*** Available data
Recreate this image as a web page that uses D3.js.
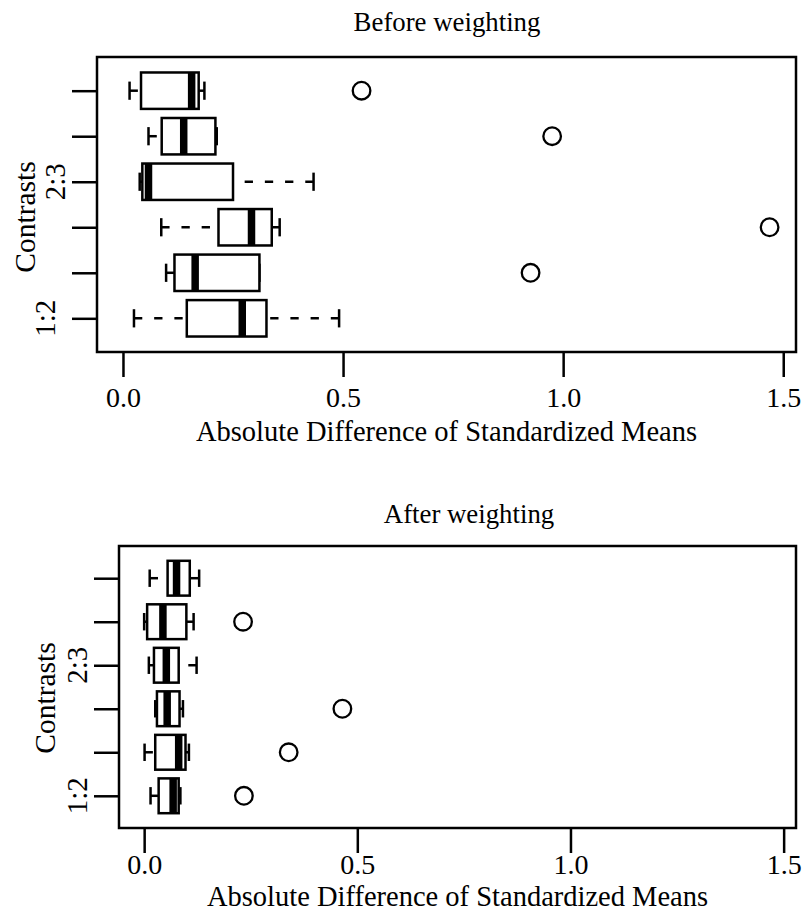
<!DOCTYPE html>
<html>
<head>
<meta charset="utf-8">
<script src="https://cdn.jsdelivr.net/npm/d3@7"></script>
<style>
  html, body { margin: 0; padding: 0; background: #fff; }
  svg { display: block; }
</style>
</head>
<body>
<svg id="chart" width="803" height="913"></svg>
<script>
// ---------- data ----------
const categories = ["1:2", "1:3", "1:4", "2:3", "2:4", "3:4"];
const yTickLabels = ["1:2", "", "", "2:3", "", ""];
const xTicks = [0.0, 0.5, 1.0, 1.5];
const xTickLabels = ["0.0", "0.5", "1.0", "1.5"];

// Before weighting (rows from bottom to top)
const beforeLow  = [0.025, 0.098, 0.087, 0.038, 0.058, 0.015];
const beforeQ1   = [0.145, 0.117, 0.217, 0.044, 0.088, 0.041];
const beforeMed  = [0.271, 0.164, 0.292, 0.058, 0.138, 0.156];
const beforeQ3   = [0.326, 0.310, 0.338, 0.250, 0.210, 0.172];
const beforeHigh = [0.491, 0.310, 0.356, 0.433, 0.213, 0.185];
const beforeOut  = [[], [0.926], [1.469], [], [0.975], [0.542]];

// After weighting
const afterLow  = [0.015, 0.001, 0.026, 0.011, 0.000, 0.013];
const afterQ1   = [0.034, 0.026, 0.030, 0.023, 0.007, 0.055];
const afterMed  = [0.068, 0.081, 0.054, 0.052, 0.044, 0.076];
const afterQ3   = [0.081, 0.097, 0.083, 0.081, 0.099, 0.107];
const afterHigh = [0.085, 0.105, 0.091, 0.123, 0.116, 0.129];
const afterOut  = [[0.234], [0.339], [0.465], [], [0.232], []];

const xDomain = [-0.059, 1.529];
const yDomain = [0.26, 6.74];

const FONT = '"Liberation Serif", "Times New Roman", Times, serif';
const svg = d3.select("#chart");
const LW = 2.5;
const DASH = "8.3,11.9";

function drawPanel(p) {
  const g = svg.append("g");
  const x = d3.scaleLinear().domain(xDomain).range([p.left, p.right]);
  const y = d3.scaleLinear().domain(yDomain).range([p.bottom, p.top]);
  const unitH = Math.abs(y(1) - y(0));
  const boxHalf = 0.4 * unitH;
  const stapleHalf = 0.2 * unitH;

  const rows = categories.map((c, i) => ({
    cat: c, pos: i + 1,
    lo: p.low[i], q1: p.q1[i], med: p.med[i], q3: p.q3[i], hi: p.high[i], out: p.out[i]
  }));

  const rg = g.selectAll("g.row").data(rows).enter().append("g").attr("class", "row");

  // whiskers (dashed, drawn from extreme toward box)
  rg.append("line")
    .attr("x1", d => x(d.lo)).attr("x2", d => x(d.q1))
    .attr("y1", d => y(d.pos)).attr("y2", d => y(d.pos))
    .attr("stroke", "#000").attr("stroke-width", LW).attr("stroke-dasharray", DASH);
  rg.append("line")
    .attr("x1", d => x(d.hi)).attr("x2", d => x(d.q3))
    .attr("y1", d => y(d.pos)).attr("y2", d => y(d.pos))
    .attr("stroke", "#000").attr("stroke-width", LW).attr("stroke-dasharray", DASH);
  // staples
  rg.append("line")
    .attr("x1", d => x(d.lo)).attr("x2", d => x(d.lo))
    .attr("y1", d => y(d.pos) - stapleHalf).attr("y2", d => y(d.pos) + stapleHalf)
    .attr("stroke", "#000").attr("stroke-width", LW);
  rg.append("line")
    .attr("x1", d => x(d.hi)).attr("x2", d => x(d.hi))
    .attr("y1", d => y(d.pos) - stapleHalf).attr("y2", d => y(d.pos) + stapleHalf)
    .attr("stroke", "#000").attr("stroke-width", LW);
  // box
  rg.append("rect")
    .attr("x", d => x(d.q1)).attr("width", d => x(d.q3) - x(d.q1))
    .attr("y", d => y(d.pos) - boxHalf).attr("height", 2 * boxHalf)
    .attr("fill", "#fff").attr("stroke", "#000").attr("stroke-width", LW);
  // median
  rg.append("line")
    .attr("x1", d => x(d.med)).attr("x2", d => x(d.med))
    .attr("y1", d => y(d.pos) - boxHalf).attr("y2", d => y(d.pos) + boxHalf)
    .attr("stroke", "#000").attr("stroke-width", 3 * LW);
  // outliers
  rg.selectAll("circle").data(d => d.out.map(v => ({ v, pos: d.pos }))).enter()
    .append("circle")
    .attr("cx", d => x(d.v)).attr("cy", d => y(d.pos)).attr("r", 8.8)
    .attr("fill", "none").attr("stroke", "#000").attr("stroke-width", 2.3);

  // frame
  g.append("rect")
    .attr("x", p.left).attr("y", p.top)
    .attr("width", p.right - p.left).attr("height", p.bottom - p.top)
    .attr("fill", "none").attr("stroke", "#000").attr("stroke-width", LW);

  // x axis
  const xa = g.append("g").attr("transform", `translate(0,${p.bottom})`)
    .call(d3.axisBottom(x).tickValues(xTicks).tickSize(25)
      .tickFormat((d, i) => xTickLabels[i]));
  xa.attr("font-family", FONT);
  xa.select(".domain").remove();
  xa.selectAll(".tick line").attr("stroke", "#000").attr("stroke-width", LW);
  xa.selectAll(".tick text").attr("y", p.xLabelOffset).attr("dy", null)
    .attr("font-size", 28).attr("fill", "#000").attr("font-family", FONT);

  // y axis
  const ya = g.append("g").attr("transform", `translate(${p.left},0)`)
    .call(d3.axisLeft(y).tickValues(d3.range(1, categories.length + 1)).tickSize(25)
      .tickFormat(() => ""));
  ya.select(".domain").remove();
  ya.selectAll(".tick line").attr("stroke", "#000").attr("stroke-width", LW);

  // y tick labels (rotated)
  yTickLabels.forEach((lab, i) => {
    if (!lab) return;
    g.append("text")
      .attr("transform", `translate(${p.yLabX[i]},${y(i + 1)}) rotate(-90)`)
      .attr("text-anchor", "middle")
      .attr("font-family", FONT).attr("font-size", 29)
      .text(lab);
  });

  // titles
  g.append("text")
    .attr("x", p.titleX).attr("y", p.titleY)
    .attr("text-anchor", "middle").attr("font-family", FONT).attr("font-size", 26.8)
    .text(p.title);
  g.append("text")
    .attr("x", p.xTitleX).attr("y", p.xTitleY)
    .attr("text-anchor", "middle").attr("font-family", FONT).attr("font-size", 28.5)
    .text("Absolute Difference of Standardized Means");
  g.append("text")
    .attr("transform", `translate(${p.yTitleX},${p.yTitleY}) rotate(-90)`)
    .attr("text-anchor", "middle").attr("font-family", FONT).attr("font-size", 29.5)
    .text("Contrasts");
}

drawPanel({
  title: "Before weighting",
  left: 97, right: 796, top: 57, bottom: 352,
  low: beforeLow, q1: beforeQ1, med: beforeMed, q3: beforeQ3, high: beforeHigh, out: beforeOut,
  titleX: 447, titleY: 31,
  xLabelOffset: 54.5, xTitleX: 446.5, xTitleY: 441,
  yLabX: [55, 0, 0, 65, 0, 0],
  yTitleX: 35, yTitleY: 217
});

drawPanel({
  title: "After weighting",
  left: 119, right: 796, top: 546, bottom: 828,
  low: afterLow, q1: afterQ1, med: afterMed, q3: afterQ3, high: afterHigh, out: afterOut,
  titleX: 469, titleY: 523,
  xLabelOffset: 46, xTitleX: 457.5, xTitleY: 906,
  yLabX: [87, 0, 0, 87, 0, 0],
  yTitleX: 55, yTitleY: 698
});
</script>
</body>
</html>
******
_Set exercise_
Ignore the images and quote every line of the listing exactly.

_Response to this exercise_
Recreate this image as a web page that uses D3.js.
<!DOCTYPE html>
<html>
<head>
<meta charset="utf-8">
<script src="https://cdn.jsdelivr.net/npm/d3@7"></script>
<style>
  html, body { margin: 0; padding: 0; background: #fff; }
  svg { display: block; }
</style>
</head>
<body>
<svg id="chart" width="803" height="913"></svg>
<script>
// ---------- data ----------
const categories = ["1:2", "1:3", "1:4", "2:3", "2:4", "3:4"];
const yTickLabels = ["1:2", "", "", "2:3", "", ""];
const xTicks = [0.0, 0.5, 1.0, 1.5];
const xTickLabels = ["0.0", "0.5", "1.0", "1.5"];

// Before weighting (rows from bottom to top)
const beforeLow  = [0.025, 0.098, 0.087, 0.038, 0.058, 0.015];
const beforeQ1   = [0.145, 0.117, 0.217, 0.044, 0.088, 0.041];
const beforeMed  = [0.271, 0.164, 0.292, 0.058, 0.138, 0.156];
const beforeQ3   = [0.326, 0.310, 0.338, 0.250, 0.210, 0.172];
const beforeHigh = [0.491, 0.310, 0.356, 0.433, 0.213, 0.185];
const beforeOut  = [[], [0.926], [1.469], [], [0.975], [0.542]];

// After weighting
const afterLow  = [0.015, 0.001, 0.026, 0.011, 0.000, 0.013];
const afterQ1   = [0.034, 0.026, 0.030, 0.023, 0.007, 0.055];
const afterMed  = [0.068, 0.081, 0.054, 0.052, 0.044, 0.076];
const afterQ3   = [0.081, 0.097, 0.083, 0.081, 0.099, 0.107];
const afterHigh = [0.085, 0.105, 0.091, 0.123, 0.116, 0.129];
const afterOut  = [[0.234], [0.339], [0.465], [], [0.232], []];

const xDomain = [-0.059, 1.529];
const yDomain = [0.26, 6.74];

const FONT = '"Liberation Serif", "Times New Roman", Times, serif';
const svg = d3.select("#chart");
const LW = 2.5;
const DASH = "8.3,11.9";

function drawPanel(p) {
  const g = svg.append("g");
  const x = d3.scaleLinear().domain(xDomain).range([p.left, p.right]);
  const y = d3.scaleLinear().domain(yDomain).range([p.bottom, p.top]);
  const unitH = Math.abs(y(1) - y(0));
  const boxHalf = 0.4 * unitH;
  const stapleHalf = 0.2 * unitH;

  const rows = categories.map((c, i) => ({
    cat: c, pos: i + 1,
    lo: p.low[i], q1: p.q1[i], med: p.med[i], q3: p.q3[i], hi: p.high[i], out: p.out[i]
  }));

  const rg = g.selectAll("g.row").data(rows).enter().append("g").attr("class", "row");

  // whiskers (dashed, drawn from extreme toward box)
  rg.append("line")
    .attr("x1", d => x(d.lo)).attr("x2", d => x(d.q1))
    .attr("y1", d => y(d.pos)).attr("y2", d => y(d.pos))
    .attr("stroke", "#000").attr("stroke-width", LW).attr("stroke-dasharray", DASH);
  rg.append("line")
    .attr("x1", d => x(d.hi)).attr("x2", d => x(d.q3))
    .attr("y1", d => y(d.pos)).attr("y2", d => y(d.pos))
    .attr("stroke", "#000").attr("stroke-width", LW).attr("stroke-dasharray", DASH);
  // staples
  rg.append("line")
    .attr("x1", d => x(d.lo)).attr("x2", d => x(d.lo))
    .attr("y1", d => y(d.pos) - stapleHalf).attr("y2", d => y(d.pos) + stapleHalf)
    .attr("stroke", "#000").attr("stroke-width", LW);
  rg.append("line")
    .attr("x1", d => x(d.hi)).attr("x2", d => x(d.hi))
    .attr("y1", d => y(d.pos) - stapleHalf).attr("y2", d => y(d.pos) + stapleHalf)
    .attr("stroke", "#000").attr("stroke-width", LW);
  // box
  rg.append("rect")
    .attr("x", d => x(d.q1)).attr("width", d => x(d.q3) - x(d.q1))
    .attr("y", d => y(d.pos) - boxHalf).attr("height", 2 * boxHalf)
    .attr("fill", "#fff").attr("stroke", "#000").attr("stroke-width", LW);
  // median
  rg.append("line")
    .attr("x1", d => x(d.med)).attr("x2", d => x(d.med))
    .attr("y1", d => y(d.pos) - boxHalf).attr("y2", d => y(d.pos) + boxHalf)
    .attr("stroke", "#000").attr("stroke-width", 3 * LW);
  // outliers
  rg.selectAll("circle").data(d => d.out.map(v => ({ v, pos: d.pos }))).enter()
    .append("circle")
    .attr("cx", d => x(d.v)).attr("cy", d => y(d.pos)).attr("r", 8.8)
    .attr("fill", "none").attr("stroke", "#000").attr("stroke-width", 2.3);

  // frame
  g.append("rect")
    .attr("x", p.left).attr("y", p.top)
    .attr("width", p.right - p.left).attr("height", p.bottom - p.top)
    .attr("fill", "none").attr("stroke", "#000").attr("stroke-width", LW);

  // x axis
  const xa = g.append("g").attr("transform", `translate(0,${p.bottom})`)
    .call(d3.axisBottom(x).tickValues(xTicks).tickSize(25)
      .tickFormat((d, i) => xTickLabels[i]));
  xa.attr("font-family", FONT);
  xa.select(".domain").remove();
  xa.selectAll(".tick line").attr("stroke", "#000").attr("stroke-width", LW);
  xa.selectAll(".tick text").attr("y", p.xLabelOffset).attr("dy", null)
    .attr("font-size", 28).attr("fill", "#000").attr("font-family", FONT);

  // y axis
  const ya = g.append("g").attr("transform", `translate(${p.left},0)`)
    .call(d3.axisLeft(y).tickValues(d3.range(1, categories.length + 1)).tickSize(25)
      .tickFormat(() => ""));
  ya.select(".domain").remove();
  ya.selectAll(".tick line").attr("stroke", "#000").attr("stroke-width", LW);

  // y tick labels (rotated)
  yTickLabels.forEach((lab, i) => {
    if (!lab) return;
    g.append("text")
      .attr("transform", `translate(${p.yLabX[i]},${y(i + 1)}) rotate(-90)`)
      .attr("text-anchor", "middle")
      .attr("font-family", FONT).attr("font-size", 29)
      .text(lab);
  });

  // titles
  g.append("text")
    .attr("x", p.titleX).attr("y", p.titleY)
    .attr("text-anchor", "middle").attr("font-family", FONT).attr("font-size", 26.8)
    .text(p.title);
  g.append("text")
    .attr("x", p.xTitleX).attr("y", p.xTitleY)
    .attr("text-anchor", "middle").attr("font-family", FONT).attr("font-size", 28.5)
    .text("Absolute Difference of Standardized Means");
  g.append("text")
    .attr("transform", `translate(${p.yTitleX},${p.yTitleY}) rotate(-90)`)
    .attr("text-anchor", "middle").attr("font-family", FONT).attr("font-size", 29.5)
    .text("Contrasts");
}

drawPanel({
  title: "Before weighting",
  left: 97, right: 796, top: 57, bottom: 352,
  low: beforeLow, q1: beforeQ1, med: beforeMed, q3: beforeQ3, high: beforeHigh, out: beforeOut,
  titleX: 447, titleY: 31,
  xLabelOffset: 54.5, xTitleX: 446.5, xTitleY: 441,
  yLabX: [55, 0, 0, 65, 0, 0],
  yTitleX: 35, yTitleY: 217
});

drawPanel({
  title: "After weighting",
  left: 119, right: 796, top: 546, bottom: 828,
  low: afterLow, q1: afterQ1, med: afterMed, q3: afterQ3, high: afterHigh, out: afterOut,
  titleX: 469, titleY: 523,
  xLabelOffset: 46, xTitleX: 457.5, xTitleY: 906,
  yLabX: [87, 0, 0, 87, 0, 0],
  yTitleX: 55, yTitleY: 698
});
</script>
</body>
</html>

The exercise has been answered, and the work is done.